Al final siempre se mueren los otros

Ser imberbe me hace ser más yo que los demás. ¿Soy menos postmoderno? Los demás hombres se despiertan un día, se tocan la cara y son otros. ¿Las mujeres son más yo que los demás, o soy yo más mujer? ¿Acaso son más yo los otros, cuando se afeitan? Sólo sé que no soy nadie. Quién sabe. Puede que dentro de unos años me acabe creciendo la barba, y cuando llegue el día, como los demás, moriré otro.

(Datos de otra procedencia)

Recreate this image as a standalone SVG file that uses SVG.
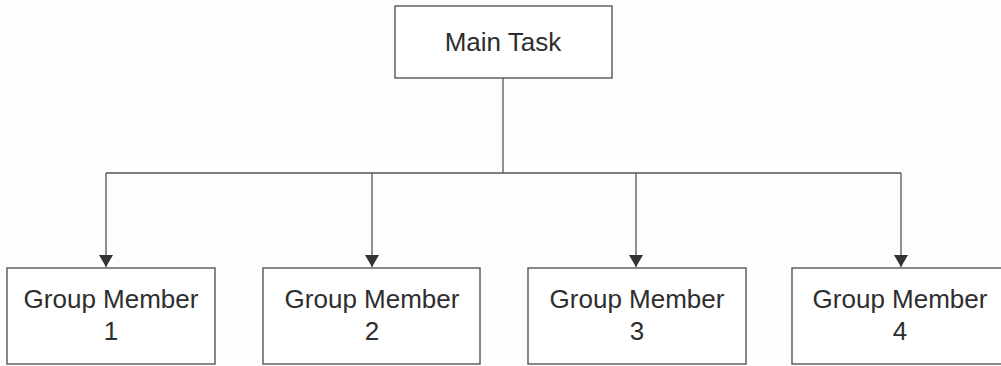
<svg xmlns="http://www.w3.org/2000/svg" width="1001" height="366" viewBox="0 0 1001 366">
<defs>
<style>
.box{fill:#ffffff;stroke:#555;stroke-width:1.4}
.lbl{font-family:"Liberation Sans",Arial,sans-serif;font-size:26px;fill:#2e2e2e;text-anchor:middle}
.edge{fill:none;stroke:#555;stroke-width:1.3}
</style>
<marker id="arr" viewBox="0 0 12 14" refX="12" refY="7" markerWidth="12" markerHeight="14" markerUnits="userSpaceOnUse" orient="auto">
<path d="M0,0 L12,7 L0,14 Z" fill="#333"/>
</marker>
</defs>
<rect width="1001" height="366" fill="#fdfdfd"/>
<g id="connectors">
<path class="edge" d="M503,78 V173"/>
<path class="edge" d="M106,173 H901"/>
<path class="edge" d="M106,173 V267" marker-end="url(#arr)"/>
<path class="edge" d="M372,173 V267" marker-end="url(#arr)"/>
<path class="edge" d="M636,173 V267" marker-end="url(#arr)"/>
<path class="edge" d="M901,173 V267" marker-end="url(#arr)"/>
</g>
<g id="main-task">
<rect class="box" x="395" y="6" width="217" height="72"/>
<text class="lbl" x="503" y="51">Main Task</text>
</g>
<g id="member-1">
<rect class="box" x="7" y="268" width="208" height="96"/>
<text class="lbl" x="111" y="308">Group Member</text>
<text class="lbl" x="111" y="340">1</text>
</g>
<g id="member-2">
<rect class="box" x="263" y="268" width="217" height="96"/>
<text class="lbl" x="372" y="308">Group Member</text>
<text class="lbl" x="372" y="340">2</text>
</g>
<g id="member-3">
<rect class="box" x="528" y="268" width="218" height="96"/>
<text class="lbl" x="637" y="308">Group Member</text>
<text class="lbl" x="637" y="340">3</text>
</g>
<g id="member-4">
<rect class="box" x="792" y="268" width="216" height="96"/>
<text class="lbl" x="900" y="308">Group Member</text>
<text class="lbl" x="900" y="340">4</text>
</g>
</svg>
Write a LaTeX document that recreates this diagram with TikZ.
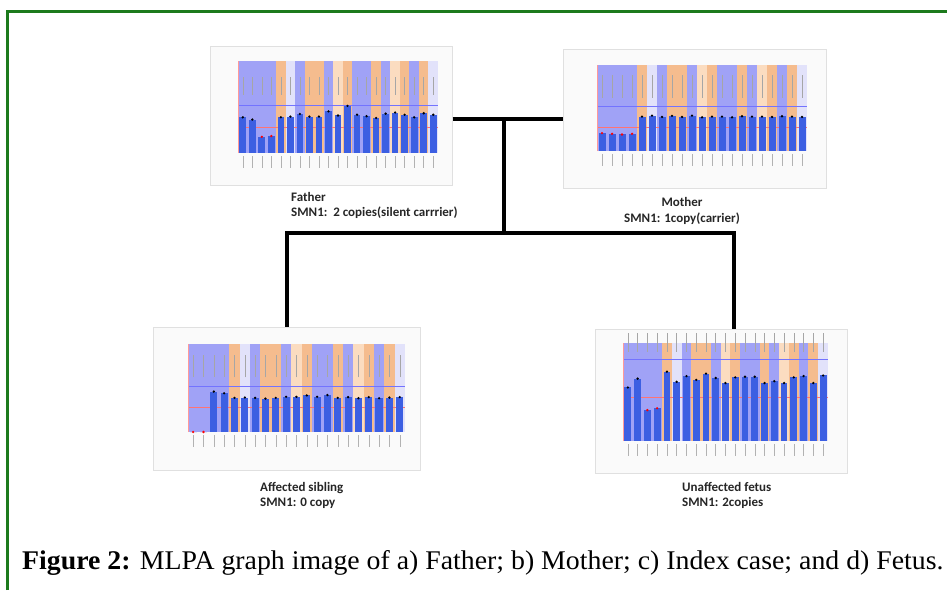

Mother and Baby (1953), Elliott Erwitt

sábado, 10 de mayo de 2014

De pelos, rencor y aburrimiento

Nos hacemos viejos. 
No hay peor vejez que la de los veinte años. Las canas nacen hacia dentro, reptan entre la piel y los músculos, a veces salen a la superficie como delfines que saltan por última vez, luego se clavan. Como la impotencia de quien confía su vejez al tiempo. Esas canas se enredan en los pulmones y el corazón. Algunos lloran con sus caricias, con su abrazo delgado. Otros agachan la cabeza y ya no la levantan más. No more. Aprenden a vivir con esas fibras que tienen un poco de rencor y un poco de aburrimiento. Aprenden a vivir con ellas anudadas en cada nervio. Te miran de reojo, los que viven así. Miran sospechando que cualquier día esas canas saldrán a la luz. Que todos sabremos lo viejos que son. Lo viejos que se están haciendo. Todos veremos esos pelos blancos confundidos contra un fondo que también es blanco. Y serán y seremos viejos. Y nos haremos un poco más viejos. De los peores. Con veinte años.